<<<<

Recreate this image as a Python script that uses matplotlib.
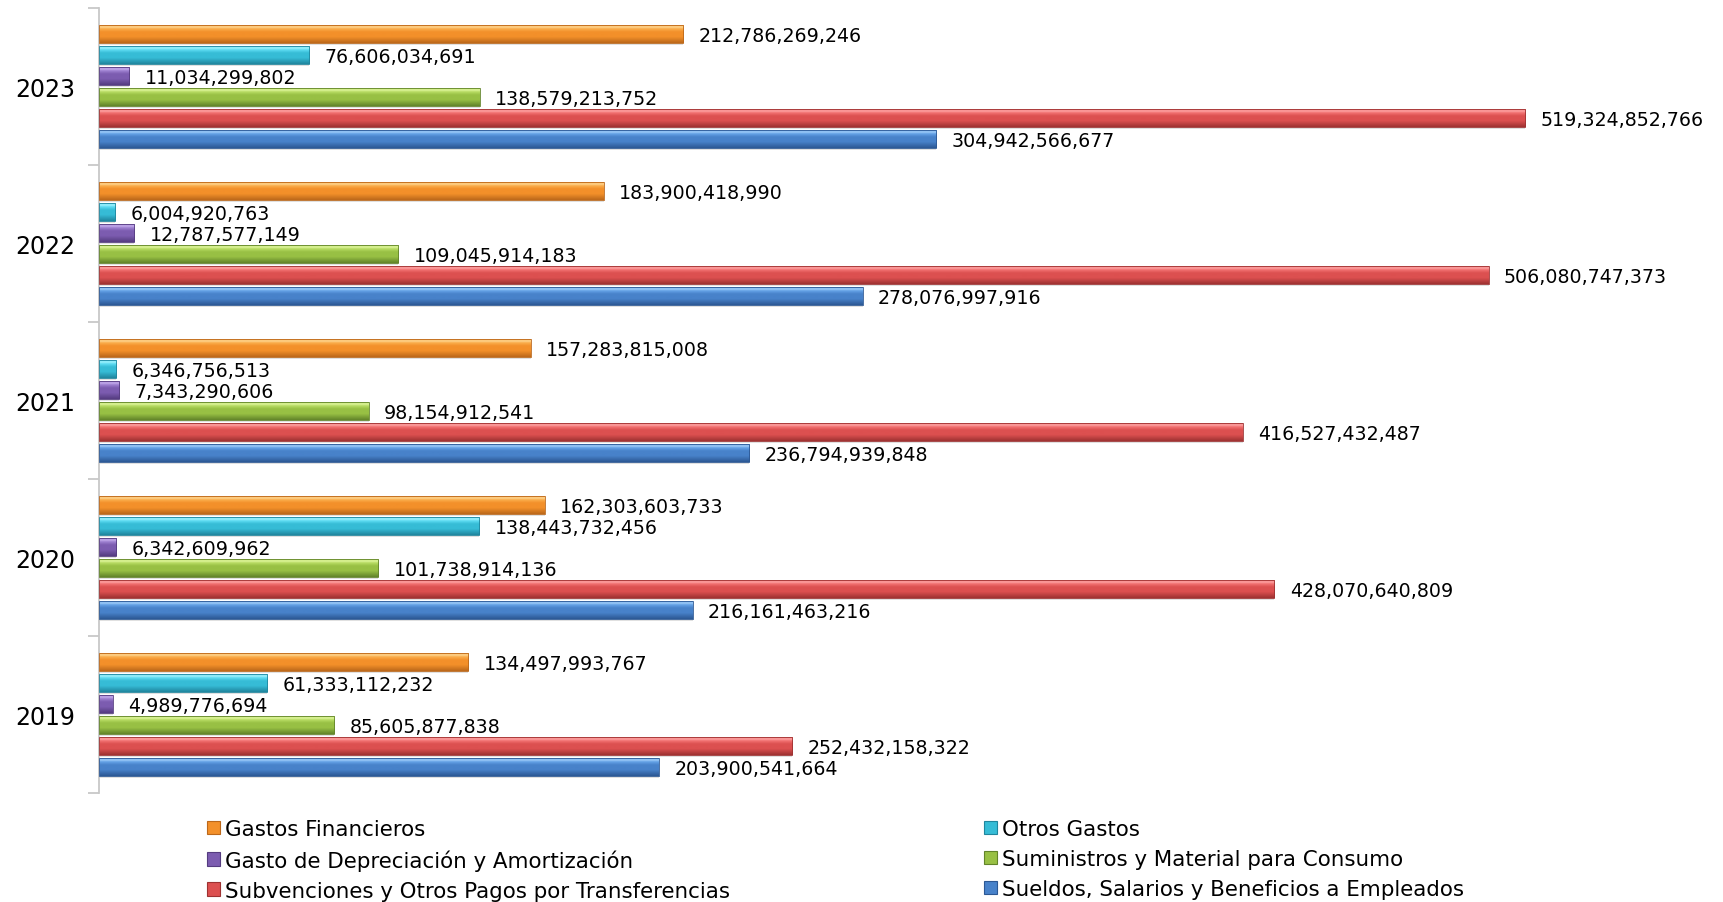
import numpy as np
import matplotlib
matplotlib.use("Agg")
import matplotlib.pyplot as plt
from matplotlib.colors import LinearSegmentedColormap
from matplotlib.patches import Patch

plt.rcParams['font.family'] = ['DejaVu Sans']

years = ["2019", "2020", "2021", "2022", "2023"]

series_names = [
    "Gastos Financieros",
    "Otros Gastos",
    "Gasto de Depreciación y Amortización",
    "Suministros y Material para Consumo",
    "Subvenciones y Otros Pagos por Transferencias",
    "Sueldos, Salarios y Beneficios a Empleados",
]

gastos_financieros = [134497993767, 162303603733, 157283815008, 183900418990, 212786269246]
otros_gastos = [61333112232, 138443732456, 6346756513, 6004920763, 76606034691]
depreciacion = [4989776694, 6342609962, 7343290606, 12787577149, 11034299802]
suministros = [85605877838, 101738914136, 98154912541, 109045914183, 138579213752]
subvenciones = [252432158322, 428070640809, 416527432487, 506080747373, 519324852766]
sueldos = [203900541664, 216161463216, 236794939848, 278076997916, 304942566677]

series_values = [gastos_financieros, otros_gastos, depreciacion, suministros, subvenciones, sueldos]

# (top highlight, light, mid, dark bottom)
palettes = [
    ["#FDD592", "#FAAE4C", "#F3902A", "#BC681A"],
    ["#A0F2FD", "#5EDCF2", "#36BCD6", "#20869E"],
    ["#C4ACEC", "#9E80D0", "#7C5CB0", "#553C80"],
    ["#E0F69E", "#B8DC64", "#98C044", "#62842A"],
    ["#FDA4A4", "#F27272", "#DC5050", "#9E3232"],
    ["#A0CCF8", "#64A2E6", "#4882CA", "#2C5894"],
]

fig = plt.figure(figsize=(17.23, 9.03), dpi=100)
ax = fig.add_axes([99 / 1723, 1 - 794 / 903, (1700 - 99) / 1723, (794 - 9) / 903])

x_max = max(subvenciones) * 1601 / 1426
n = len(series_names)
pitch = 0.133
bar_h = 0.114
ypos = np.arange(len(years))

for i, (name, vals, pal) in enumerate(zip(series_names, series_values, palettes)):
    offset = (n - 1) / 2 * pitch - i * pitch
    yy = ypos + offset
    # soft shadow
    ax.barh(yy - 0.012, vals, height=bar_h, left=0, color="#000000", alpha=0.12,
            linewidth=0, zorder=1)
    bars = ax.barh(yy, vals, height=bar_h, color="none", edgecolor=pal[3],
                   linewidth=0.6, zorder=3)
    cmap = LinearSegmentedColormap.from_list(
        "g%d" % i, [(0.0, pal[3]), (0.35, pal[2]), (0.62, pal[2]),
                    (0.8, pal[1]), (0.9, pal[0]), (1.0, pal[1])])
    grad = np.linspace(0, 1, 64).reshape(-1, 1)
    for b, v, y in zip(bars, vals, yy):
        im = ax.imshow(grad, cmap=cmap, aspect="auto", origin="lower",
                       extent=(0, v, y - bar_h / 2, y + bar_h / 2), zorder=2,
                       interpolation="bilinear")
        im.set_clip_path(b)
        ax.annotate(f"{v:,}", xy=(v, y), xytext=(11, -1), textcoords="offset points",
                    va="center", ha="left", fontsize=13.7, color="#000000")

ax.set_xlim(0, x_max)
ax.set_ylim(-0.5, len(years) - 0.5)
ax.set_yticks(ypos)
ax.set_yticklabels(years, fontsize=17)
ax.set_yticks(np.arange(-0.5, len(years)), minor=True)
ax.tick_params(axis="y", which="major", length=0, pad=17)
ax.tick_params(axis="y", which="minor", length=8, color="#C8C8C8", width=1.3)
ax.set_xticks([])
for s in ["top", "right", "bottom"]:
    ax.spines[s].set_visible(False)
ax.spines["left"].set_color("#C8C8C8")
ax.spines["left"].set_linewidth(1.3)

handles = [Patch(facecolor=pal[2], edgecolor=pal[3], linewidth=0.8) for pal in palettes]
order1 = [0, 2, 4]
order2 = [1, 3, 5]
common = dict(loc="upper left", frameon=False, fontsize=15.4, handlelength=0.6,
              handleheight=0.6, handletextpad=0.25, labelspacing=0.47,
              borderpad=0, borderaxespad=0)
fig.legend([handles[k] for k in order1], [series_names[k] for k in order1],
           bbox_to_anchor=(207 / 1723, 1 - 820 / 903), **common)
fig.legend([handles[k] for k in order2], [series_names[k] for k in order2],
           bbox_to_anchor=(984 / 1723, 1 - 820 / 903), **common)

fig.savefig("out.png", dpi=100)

>>>>

(Set problem) Starting with the first line of the data above and ending with the line containing "ypos = np.arange(len(years))", please restate every line exactly, leaving images out.

(Worked answer)
Recreate this image as a Python script that uses matplotlib.
import numpy as np
import matplotlib
matplotlib.use("Agg")
import matplotlib.pyplot as plt
from matplotlib.colors import LinearSegmentedColormap
from matplotlib.patches import Patch

plt.rcParams['font.family'] = ['DejaVu Sans']

years = ["2019", "2020", "2021", "2022", "2023"]

series_names = [
    "Gastos Financieros",
    "Otros Gastos",
    "Gasto de Depreciación y Amortización",
    "Suministros y Material para Consumo",
    "Subvenciones y Otros Pagos por Transferencias",
    "Sueldos, Salarios y Beneficios a Empleados",
]

gastos_financieros = [134497993767, 162303603733, 157283815008, 183900418990, 212786269246]
otros_gastos = [61333112232, 138443732456, 6346756513, 6004920763, 76606034691]
depreciacion = [4989776694, 6342609962, 7343290606, 12787577149, 11034299802]
suministros = [85605877838, 101738914136, 98154912541, 109045914183, 138579213752]
subvenciones = [252432158322, 428070640809, 416527432487, 506080747373, 519324852766]
sueldos = [203900541664, 216161463216, 236794939848, 278076997916, 304942566677]

series_values = [gastos_financieros, otros_gastos, depreciacion, suministros, subvenciones, sueldos]

# (top highlight, light, mid, dark bottom)
palettes = [
    ["#FDD592", "#FAAE4C", "#F3902A", "#BC681A"],
    ["#A0F2FD", "#5EDCF2", "#36BCD6", "#20869E"],
    ["#C4ACEC", "#9E80D0", "#7C5CB0", "#553C80"],
    ["#E0F69E", "#B8DC64", "#98C044", "#62842A"],
    ["#FDA4A4", "#F27272", "#DC5050", "#9E3232"],
    ["#A0CCF8", "#64A2E6", "#4882CA", "#2C5894"],
]

fig = plt.figure(figsize=(17.23, 9.03), dpi=100)
ax = fig.add_axes([99 / 1723, 1 - 794 / 903, (1700 - 99) / 1723, (794 - 9) / 903])

x_max = max(subvenciones) * 1601 / 1426
n = len(series_names)
pitch = 0.133
bar_h = 0.114
ypos = np.arange(len(years))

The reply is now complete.